→ Records to process:
—————

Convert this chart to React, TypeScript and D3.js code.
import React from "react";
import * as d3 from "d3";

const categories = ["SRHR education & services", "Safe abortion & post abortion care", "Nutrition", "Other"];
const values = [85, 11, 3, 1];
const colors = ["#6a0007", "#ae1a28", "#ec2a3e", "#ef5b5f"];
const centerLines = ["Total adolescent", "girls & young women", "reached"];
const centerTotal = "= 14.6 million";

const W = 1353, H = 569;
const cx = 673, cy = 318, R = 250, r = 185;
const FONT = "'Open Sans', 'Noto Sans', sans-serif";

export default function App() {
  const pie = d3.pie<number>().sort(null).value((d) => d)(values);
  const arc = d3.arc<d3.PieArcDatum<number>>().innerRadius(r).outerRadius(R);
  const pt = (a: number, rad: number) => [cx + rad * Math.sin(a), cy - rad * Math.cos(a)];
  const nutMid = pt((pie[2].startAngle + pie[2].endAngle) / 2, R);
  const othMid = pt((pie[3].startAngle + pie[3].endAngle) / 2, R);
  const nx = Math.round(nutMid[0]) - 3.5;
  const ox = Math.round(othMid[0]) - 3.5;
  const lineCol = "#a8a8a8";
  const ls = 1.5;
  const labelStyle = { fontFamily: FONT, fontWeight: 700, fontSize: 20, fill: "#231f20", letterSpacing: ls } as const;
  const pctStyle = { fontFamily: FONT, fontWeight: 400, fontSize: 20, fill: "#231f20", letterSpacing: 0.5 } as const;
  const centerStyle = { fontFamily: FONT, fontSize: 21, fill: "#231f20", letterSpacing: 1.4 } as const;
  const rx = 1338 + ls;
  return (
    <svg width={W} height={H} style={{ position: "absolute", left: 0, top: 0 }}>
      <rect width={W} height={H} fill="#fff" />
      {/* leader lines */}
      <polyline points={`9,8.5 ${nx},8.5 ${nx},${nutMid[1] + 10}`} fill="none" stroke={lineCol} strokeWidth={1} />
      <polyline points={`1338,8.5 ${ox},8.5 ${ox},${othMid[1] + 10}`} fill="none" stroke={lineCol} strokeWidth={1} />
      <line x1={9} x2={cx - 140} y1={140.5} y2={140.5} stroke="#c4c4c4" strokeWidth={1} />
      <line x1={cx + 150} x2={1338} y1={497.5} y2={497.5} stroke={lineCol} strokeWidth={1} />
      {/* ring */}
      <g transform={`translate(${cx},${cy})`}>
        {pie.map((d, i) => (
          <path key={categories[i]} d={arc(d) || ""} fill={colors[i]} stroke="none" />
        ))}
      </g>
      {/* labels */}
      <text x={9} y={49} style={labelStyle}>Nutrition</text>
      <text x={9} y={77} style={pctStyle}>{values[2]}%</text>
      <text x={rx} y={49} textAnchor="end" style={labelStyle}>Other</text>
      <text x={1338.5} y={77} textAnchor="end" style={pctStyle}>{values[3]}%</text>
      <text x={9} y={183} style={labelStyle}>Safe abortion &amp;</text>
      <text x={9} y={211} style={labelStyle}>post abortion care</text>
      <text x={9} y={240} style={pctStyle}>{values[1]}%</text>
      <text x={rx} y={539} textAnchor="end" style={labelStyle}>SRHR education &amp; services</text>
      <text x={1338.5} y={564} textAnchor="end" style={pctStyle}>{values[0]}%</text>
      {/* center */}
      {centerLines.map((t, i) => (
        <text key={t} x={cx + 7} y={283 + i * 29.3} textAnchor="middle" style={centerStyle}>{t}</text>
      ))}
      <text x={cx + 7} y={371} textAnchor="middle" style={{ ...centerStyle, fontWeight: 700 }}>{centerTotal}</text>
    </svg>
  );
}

—————

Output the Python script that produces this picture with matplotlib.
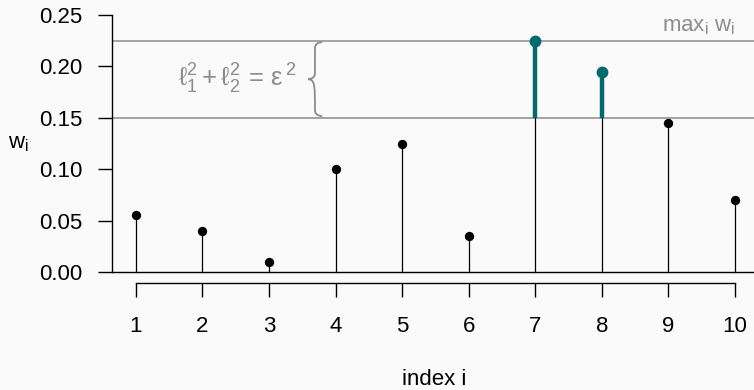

—————

Extract and output the part that opens with the line containing "Convert this chart" and closes with the line containing "import * as", unchanged, ends included.

Convert this chart to React, TypeScript and D3.js code.
import React from "react";
import * as d3 from "d3";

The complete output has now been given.